-- START SUPPLIED INFORMATION --

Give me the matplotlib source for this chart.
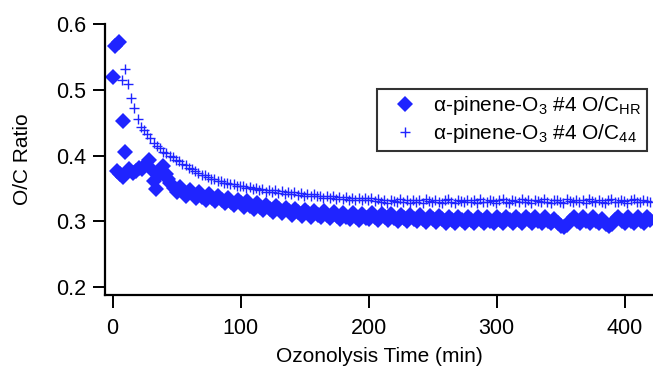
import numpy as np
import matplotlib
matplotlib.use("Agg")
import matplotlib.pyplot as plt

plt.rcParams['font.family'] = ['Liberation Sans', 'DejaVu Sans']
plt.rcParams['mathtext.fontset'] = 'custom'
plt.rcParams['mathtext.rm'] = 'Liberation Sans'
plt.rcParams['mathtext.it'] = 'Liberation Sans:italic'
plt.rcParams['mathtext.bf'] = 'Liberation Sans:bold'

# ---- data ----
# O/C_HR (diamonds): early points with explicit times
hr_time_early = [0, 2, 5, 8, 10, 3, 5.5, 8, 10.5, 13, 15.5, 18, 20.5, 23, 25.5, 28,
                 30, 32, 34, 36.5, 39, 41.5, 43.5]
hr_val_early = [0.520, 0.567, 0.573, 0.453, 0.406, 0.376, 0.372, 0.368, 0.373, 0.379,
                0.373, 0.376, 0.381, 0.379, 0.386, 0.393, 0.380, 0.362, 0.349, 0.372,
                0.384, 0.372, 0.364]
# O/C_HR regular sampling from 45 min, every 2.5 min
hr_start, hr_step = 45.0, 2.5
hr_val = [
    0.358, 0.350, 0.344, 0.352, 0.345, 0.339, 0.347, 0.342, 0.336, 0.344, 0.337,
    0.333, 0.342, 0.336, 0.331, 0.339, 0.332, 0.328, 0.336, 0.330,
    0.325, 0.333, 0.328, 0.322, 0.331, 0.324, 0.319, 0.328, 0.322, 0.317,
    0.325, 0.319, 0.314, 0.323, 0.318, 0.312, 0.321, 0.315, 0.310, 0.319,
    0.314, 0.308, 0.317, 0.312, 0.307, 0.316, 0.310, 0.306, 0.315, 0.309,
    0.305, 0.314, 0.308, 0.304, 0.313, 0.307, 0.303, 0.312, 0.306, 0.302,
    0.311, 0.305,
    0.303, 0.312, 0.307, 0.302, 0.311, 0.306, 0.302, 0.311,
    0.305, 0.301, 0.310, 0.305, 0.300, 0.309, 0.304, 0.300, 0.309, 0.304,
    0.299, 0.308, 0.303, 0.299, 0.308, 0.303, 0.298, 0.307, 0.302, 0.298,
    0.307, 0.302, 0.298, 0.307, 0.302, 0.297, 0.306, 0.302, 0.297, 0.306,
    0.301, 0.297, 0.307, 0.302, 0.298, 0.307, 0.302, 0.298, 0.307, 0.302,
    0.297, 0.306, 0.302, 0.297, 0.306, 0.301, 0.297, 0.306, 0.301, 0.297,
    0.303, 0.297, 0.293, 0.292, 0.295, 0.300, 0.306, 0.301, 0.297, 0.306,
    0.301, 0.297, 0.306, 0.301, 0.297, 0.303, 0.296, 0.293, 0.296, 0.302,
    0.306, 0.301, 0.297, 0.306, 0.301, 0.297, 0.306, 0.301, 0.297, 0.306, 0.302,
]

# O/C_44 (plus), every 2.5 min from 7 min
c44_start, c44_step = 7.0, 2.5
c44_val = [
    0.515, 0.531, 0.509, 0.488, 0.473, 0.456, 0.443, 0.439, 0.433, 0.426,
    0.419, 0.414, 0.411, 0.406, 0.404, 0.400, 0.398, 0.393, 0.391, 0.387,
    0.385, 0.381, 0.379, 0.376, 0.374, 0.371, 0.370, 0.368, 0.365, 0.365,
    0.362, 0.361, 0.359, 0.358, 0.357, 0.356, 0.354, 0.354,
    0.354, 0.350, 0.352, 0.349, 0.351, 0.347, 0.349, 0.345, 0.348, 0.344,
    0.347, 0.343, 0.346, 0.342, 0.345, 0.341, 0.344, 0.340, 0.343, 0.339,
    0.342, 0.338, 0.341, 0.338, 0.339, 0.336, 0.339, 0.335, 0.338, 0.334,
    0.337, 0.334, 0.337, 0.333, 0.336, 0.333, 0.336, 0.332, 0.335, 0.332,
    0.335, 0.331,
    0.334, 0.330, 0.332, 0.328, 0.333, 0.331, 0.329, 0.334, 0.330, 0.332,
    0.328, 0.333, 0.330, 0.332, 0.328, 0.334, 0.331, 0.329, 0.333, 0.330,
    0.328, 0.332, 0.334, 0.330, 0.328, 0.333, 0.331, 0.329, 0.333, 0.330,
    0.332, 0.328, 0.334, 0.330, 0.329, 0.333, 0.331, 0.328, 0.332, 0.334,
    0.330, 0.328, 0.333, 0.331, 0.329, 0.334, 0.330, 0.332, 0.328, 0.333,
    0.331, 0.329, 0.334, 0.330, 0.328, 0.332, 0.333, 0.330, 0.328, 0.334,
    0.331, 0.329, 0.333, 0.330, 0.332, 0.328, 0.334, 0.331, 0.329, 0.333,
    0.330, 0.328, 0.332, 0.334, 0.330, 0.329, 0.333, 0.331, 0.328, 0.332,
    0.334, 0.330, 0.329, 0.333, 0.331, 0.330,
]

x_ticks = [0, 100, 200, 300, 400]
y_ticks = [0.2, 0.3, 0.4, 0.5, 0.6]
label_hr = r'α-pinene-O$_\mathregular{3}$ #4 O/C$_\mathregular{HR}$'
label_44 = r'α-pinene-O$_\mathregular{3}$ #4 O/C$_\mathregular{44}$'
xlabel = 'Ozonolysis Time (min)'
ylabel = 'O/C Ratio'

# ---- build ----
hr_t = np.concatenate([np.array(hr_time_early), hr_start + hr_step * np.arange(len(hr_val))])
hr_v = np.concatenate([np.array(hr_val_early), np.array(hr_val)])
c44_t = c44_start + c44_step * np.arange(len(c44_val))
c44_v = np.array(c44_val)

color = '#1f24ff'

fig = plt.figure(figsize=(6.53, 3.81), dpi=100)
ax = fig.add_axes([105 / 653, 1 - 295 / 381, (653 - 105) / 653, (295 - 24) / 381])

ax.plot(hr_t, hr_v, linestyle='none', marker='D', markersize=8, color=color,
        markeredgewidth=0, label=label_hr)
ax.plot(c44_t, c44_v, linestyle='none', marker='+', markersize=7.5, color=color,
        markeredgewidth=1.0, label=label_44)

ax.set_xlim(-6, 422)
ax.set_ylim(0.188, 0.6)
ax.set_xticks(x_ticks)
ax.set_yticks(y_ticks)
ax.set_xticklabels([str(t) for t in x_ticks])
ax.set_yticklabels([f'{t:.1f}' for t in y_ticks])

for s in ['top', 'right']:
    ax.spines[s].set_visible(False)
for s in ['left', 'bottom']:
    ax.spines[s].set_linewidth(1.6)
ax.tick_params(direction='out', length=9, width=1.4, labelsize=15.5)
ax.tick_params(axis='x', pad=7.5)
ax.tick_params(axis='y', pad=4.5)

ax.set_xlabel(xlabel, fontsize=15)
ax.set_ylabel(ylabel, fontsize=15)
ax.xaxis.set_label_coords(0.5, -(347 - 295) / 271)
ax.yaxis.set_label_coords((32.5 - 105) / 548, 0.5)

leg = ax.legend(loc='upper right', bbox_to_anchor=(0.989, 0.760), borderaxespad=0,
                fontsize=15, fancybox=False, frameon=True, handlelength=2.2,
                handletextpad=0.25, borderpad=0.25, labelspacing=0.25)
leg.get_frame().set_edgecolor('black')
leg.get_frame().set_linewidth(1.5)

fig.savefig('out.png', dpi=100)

-- END SUPPLIED INFORMATION --

## TO BE DONE
Leave out the pictures and output the rest of the material exactly as written.

## WRITTEN RESPONSE
Give me the matplotlib source for this chart.
import numpy as np
import matplotlib
matplotlib.use("Agg")
import matplotlib.pyplot as plt

plt.rcParams['font.family'] = ['Liberation Sans', 'DejaVu Sans']
plt.rcParams['mathtext.fontset'] = 'custom'
plt.rcParams['mathtext.rm'] = 'Liberation Sans'
plt.rcParams['mathtext.it'] = 'Liberation Sans:italic'
plt.rcParams['mathtext.bf'] = 'Liberation Sans:bold'

# ---- data ----
# O/C_HR (diamonds): early points with explicit times
hr_time_early = [0, 2, 5, 8, 10, 3, 5.5, 8, 10.5, 13, 15.5, 18, 20.5, 23, 25.5, 28,
                 30, 32, 34, 36.5, 39, 41.5, 43.5]
hr_val_early = [0.520, 0.567, 0.573, 0.453, 0.406, 0.376, 0.372, 0.368, 0.373, 0.379,
                0.373, 0.376, 0.381, 0.379, 0.386, 0.393, 0.380, 0.362, 0.349, 0.372,
                0.384, 0.372, 0.364]
# O/C_HR regular sampling from 45 min, every 2.5 min
hr_start, hr_step = 45.0, 2.5
hr_val = [
    0.358, 0.350, 0.344, 0.352, 0.345, 0.339, 0.347, 0.342, 0.336, 0.344, 0.337,
    0.333, 0.342, 0.336, 0.331, 0.339, 0.332, 0.328, 0.336, 0.330,
    0.325, 0.333, 0.328, 0.322, 0.331, 0.324, 0.319, 0.328, 0.322, 0.317,
    0.325, 0.319, 0.314, 0.323, 0.318, 0.312, 0.321, 0.315, 0.310, 0.319,
    0.314, 0.308, 0.317, 0.312, 0.307, 0.316, 0.310, 0.306, 0.315, 0.309,
    0.305, 0.314, 0.308, 0.304, 0.313, 0.307, 0.303, 0.312, 0.306, 0.302,
    0.311, 0.305,
    0.303, 0.312, 0.307, 0.302, 0.311, 0.306, 0.302, 0.311,
    0.305, 0.301, 0.310, 0.305, 0.300, 0.309, 0.304, 0.300, 0.309, 0.304,
    0.299, 0.308, 0.303, 0.299, 0.308, 0.303, 0.298, 0.307, 0.302, 0.298,
    0.307, 0.302, 0.298, 0.307, 0.302, 0.297, 0.306, 0.302, 0.297, 0.306,
    0.301, 0.297, 0.307, 0.302, 0.298, 0.307, 0.302, 0.298, 0.307, 0.302,
    0.297, 0.306, 0.302, 0.297, 0.306, 0.301, 0.297, 0.306, 0.301, 0.297,
    0.303, 0.297, 0.293, 0.292, 0.295, 0.300, 0.306, 0.301, 0.297, 0.306,
    0.301, 0.297, 0.306, 0.301, 0.297, 0.303, 0.296, 0.293, 0.296, 0.302,
    0.306, 0.301, 0.297, 0.306, 0.301, 0.297, 0.306, 0.301, 0.297, 0.306, 0.302,
]

# O/C_44 (plus), every 2.5 min from 7 min
c44_start, c44_step = 7.0, 2.5
c44_val = [
    0.515, 0.531, 0.509, 0.488, 0.473, 0.456, 0.443, 0.439, 0.433, 0.426,
    0.419, 0.414, 0.411, 0.406, 0.404, 0.400, 0.398, 0.393, 0.391, 0.387,
    0.385, 0.381, 0.379, 0.376, 0.374, 0.371, 0.370, 0.368, 0.365, 0.365,
    0.362, 0.361, 0.359, 0.358, 0.357, 0.356, 0.354, 0.354,
    0.354, 0.350, 0.352, 0.349, 0.351, 0.347, 0.349, 0.345, 0.348, 0.344,
    0.347, 0.343, 0.346, 0.342, 0.345, 0.341, 0.344, 0.340, 0.343, 0.339,
    0.342, 0.338, 0.341, 0.338, 0.339, 0.336, 0.339, 0.335, 0.338, 0.334,
    0.337, 0.334, 0.337, 0.333, 0.336, 0.333, 0.336, 0.332, 0.335, 0.332,
    0.335, 0.331,
    0.334, 0.330, 0.332, 0.328, 0.333, 0.331, 0.329, 0.334, 0.330, 0.332,
    0.328, 0.333, 0.330, 0.332, 0.328, 0.334, 0.331, 0.329, 0.333, 0.330,
    0.328, 0.332, 0.334, 0.330, 0.328, 0.333, 0.331, 0.329, 0.333, 0.330,
    0.332, 0.328, 0.334, 0.330, 0.329, 0.333, 0.331, 0.328, 0.332, 0.334,
    0.330, 0.328, 0.333, 0.331, 0.329, 0.334, 0.330, 0.332, 0.328, 0.333,
    0.331, 0.329, 0.334, 0.330, 0.328, 0.332, 0.333, 0.330, 0.328, 0.334,
    0.331, 0.329, 0.333, 0.330, 0.332, 0.328, 0.334, 0.331, 0.329, 0.333,
    0.330, 0.328, 0.332, 0.334, 0.330, 0.329, 0.333, 0.331, 0.328, 0.332,
    0.334, 0.330, 0.329, 0.333, 0.331, 0.330,
]

x_ticks = [0, 100, 200, 300, 400]
y_ticks = [0.2, 0.3, 0.4, 0.5, 0.6]
label_hr = r'α-pinene-O$_\mathregular{3}$ #4 O/C$_\mathregular{HR}$'
label_44 = r'α-pinene-O$_\mathregular{3}$ #4 O/C$_\mathregular{44}$'
xlabel = 'Ozonolysis Time (min)'
ylabel = 'O/C Ratio'

# ---- build ----
hr_t = np.concatenate([np.array(hr_time_early), hr_start + hr_step * np.arange(len(hr_val))])
hr_v = np.concatenate([np.array(hr_val_early), np.array(hr_val)])
c44_t = c44_start + c44_step * np.arange(len(c44_val))
c44_v = np.array(c44_val)

color = '#1f24ff'

fig = plt.figure(figsize=(6.53, 3.81), dpi=100)
ax = fig.add_axes([105 / 653, 1 - 295 / 381, (653 - 105) / 653, (295 - 24) / 381])

ax.plot(hr_t, hr_v, linestyle='none', marker='D', markersize=8, color=color,
        markeredgewidth=0, label=label_hr)
ax.plot(c44_t, c44_v, linestyle='none', marker='+', markersize=7.5, color=color,
        markeredgewidth=1.0, label=label_44)

ax.set_xlim(-6, 422)
ax.set_ylim(0.188, 0.6)
ax.set_xticks(x_ticks)
ax.set_yticks(y_ticks)
ax.set_xticklabels([str(t) for t in x_ticks])
ax.set_yticklabels([f'{t:.1f}' for t in y_ticks])

for s in ['top', 'right']:
    ax.spines[s].set_visible(False)
for s in ['left', 'bottom']:
    ax.spines[s].set_linewidth(1.6)
ax.tick_params(direction='out', length=9, width=1.4, labelsize=15.5)
ax.tick_params(axis='x', pad=7.5)
ax.tick_params(axis='y', pad=4.5)

ax.set_xlabel(xlabel, fontsize=15)
ax.set_ylabel(ylabel, fontsize=15)
ax.xaxis.set_label_coords(0.5, -(347 - 295) / 271)
ax.yaxis.set_label_coords((32.5 - 105) / 548, 0.5)

leg = ax.legend(loc='upper right', bbox_to_anchor=(0.989, 0.760), borderaxespad=0,
                fontsize=15, fancybox=False, frameon=True, handlelength=2.2,
                handletextpad=0.25, borderpad=0.25, labelspacing=0.25)
leg.get_frame().set_edgecolor('black')
leg.get_frame().set_linewidth(1.5)

fig.savefig('out.png', dpi=100)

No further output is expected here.